Good thing you did not pull the trigger, this thread would go south quickly.


----------



## TheDane (May 15, 2008)

This landed in my garage last week from Amazon …









It arrived in a crate on a pallet, and the contents were in perfect shape. There were complaints on Amazon's website about poor packing and damaged components … evidently somebody was paying attention.


----------



## waho6o9 (May 6, 2011)

Wowser

Congratulations to the new owners of the new lathe machines, mighty nice.


----------



## JoeinGa (Nov 26, 2012)

Dude! congrats on the new Lathe. I've had my new Grizzly 0733 a few weeks now and I'm lovin it !

I see what you did there BroncoBrian


----------



## aaronacj (Feb 10, 2015)

@Thedane,

Thats good to hear, I have to clean out the garage so i have a place to put the pallet then.

@JoeinGa

That looks like a pretty nice lathe also. I had a hard time figuring what to get because there is so much to choose from. I just happen to see a Nova in person and i liked it. I am sure had i seen some of the other manufactures lathe in person i would have been in trouble and still would be trying to figure out what i want.


----------



## timbertailor (Jul 2, 2014)

Congratulations on your new acquisition. Looks like a really nice lathe with lots of capacity.
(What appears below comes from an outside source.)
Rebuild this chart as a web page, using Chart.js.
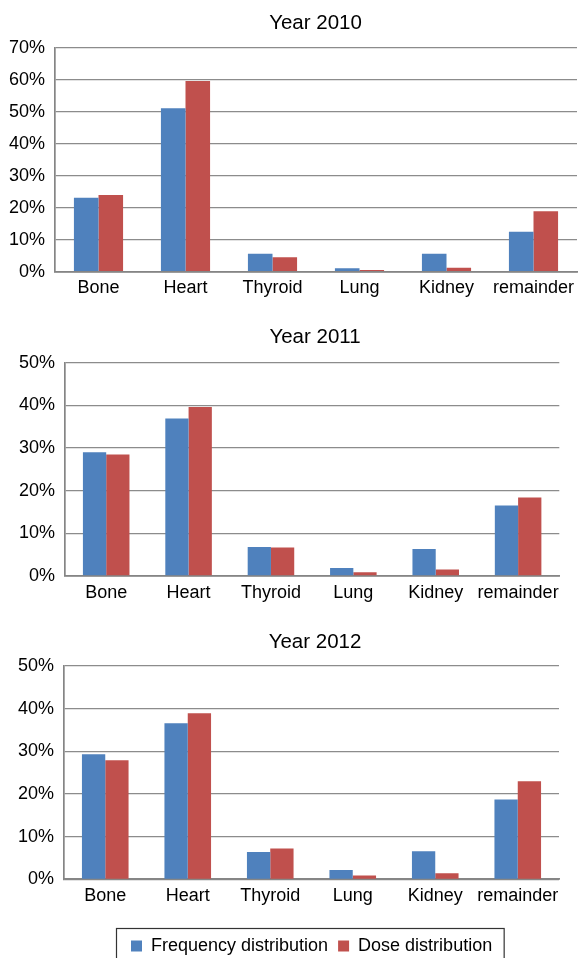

You are going to have to start posting some of your work\projects for us!!


----------



## RobS888 (May 7, 2013)

I hope you meant this outrigger:

http://www.amazon.com/NOVA-57073-Outrigger-Accessory-Lathe/dp/B00EZVL5O0/ref=sr_1_2?s=hi&ie=UTF8&qid=1433472347&sr=1-2&keywords=Nova+outrigger

The one you linked is for the smaller 1624-44. I bought it for my wife's lathe.


----------



## aaronacj (Feb 10, 2015)

@ RobS888

Looks like i got the wrong one, submitted a return and ordered the correct one. Thanks, nice catch.


----------



## DKV (Jul 18, 2011)

aaronacj, from the bottom of my heart thanks for not "pulling the trigger".


----------



## aaronacj (Feb 10, 2015)

@ DKV I think someone beat you to the joke of me accidently using the wrong idiom.


----------



## wormil (Nov 19, 2011)

Congrats on the new spinny thing.


----------



## DKV (Jul 18, 2011)

Aaronacj, you may not have pulled the trigger but you "bit the bullet". That's almost as bad. In fact it is as bad. Did you damage your teeth? What does your wife say about you carrying ammo in your mouth?

I am glad you "stuck to your guns" on the decision…did you feel "under the gun" to make that particular choice?


----------



## brain7 (Apr 22, 2015)

My congratulations! I have never bought tools throught Amazon. How long does delivery take? And, yes TheDave is right, there are many complaints but not only to Amazon's packing. So I haven't decided yet where can I buy the compound miter saw.


----------



## TheDane (May 15, 2008)

> How long does delivery take?


My lathe (same as aaronacj's) arrived seven (7) calendar days after I ordered it. The crating/packing was the best I have ever seen.


----------



## aaronacj (Feb 10, 2015)

Lathe came in today and packed very well. Haven't had much time to play with it but so far it's great! Very quiet and much heavy compared to my old Delta Midi.


----------